In fact, it could do more harm than good to withhold this information in some cases. Prospective employers are looking for information about theft, dishonesty, incompetence, etc. That’s the purpose of reference checking. Of course, what they are really hoping to hear is a stellar review but a bad one can be just as helpful in the hiring process.
Things to consider when offering a review:
- Verify the caller. If you’re expecting a call from an employer, you probably don’t need to verify, but if you’re not, get a call back number.
- Don’t reveal health related information, even if it impacts performance.
- Avoid answering subjective questions.
- Don’t give opinions.
- Do not deliberately mislead a prospective employer.
- Offer only factual information or verifiable suspicions.
If Employees Sue
Employees could try to sue a former employer over a bad reference. Most likely, however, a lawyer would tell them to forget it because the suit wouldn’t make it anyway.
In Colorado, for example, former employers are immune from civil liability provided the information given was truthful.
“Colorado law states that any employer who provides information about a current or former employee’s job history or job performance to a prospective employer of the current or former employee is immune from civil liability and is not liable in civil damages for the disclosure or any consequences of the disclosure. This immunity shall not apply when:
- The information disclosed by the current or former employer was false AND
- The employer providing the information knew or reasonably should have known that the information was false.”
Most states provide guidlines on what is and isn’t allowed in employee references. Generally, employers can give any information that is factual and relevant to employment. Even if the fact is that you suspected the former employee was stealing from the company, the suspicion is a fact and so the statement is factual. However, if you suspect that the employee has marital problems, depression, and probably drinks a lot on the weekends, it might be difficult to back up the suspicion and even harder to back up how this might be relevant to employment.
It’s a good idea not to ramble on about the employee and to choose your words carefully. After each question, you might say to the caller, “Give me a second to gather my thoughts.”
Lawsuits over what was said in a reference, especially ones that have not been dismissed, are extremely rare. Be professional and honest and even a negative reference should not be a problem.
Drawbacks of a Neutral Reference
For the most part, employers are afraid of retaliation against negative references. Hence, most employers are willing to provide positive information but will give a neutral reference for employees with a negative record.

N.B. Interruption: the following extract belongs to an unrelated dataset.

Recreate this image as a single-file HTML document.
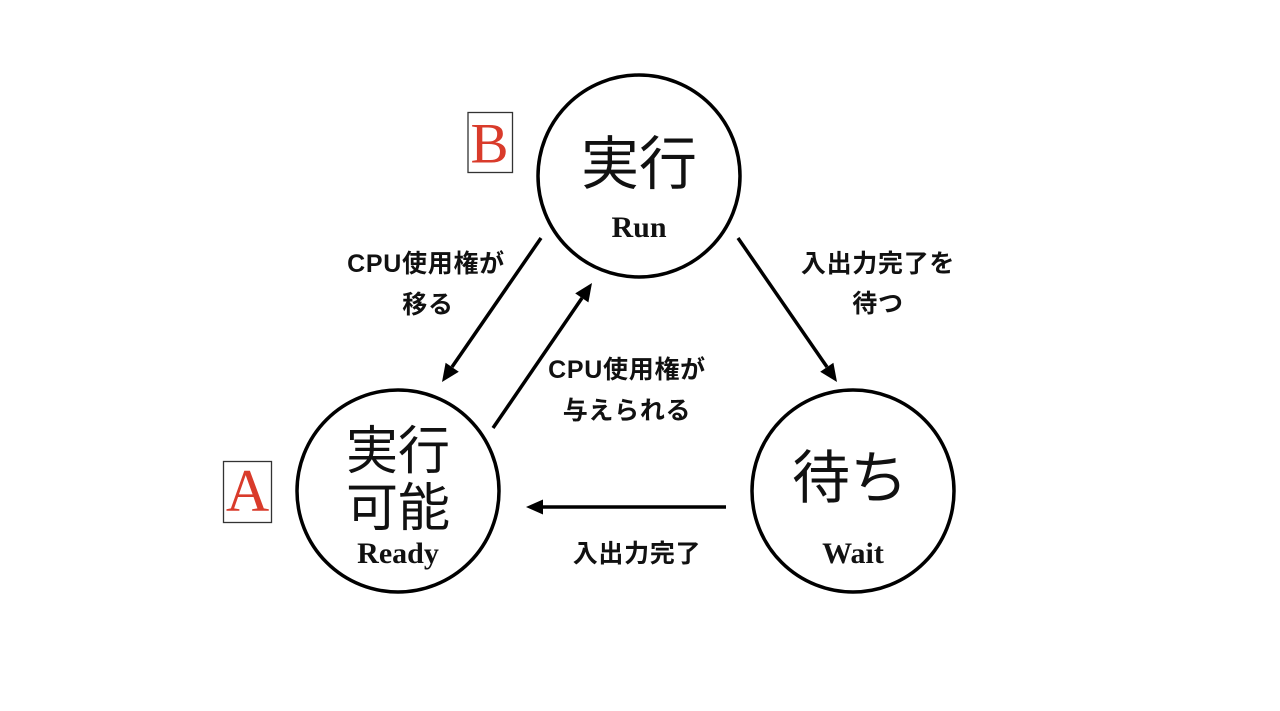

This is unfortunate for a couple of reasons. One, as I mentioned before, potential employers want to avoid hiring trouble employees. And two, as this practice becomes widespread, hiring managers sometimes believe that neutral references imply that the employee was unsatisfactory in some way. This belief hurts those who were great employees but worked for companies with neutral reference policies.
If an employee wasn’t up to par, factual information should be offered to verifiable employers.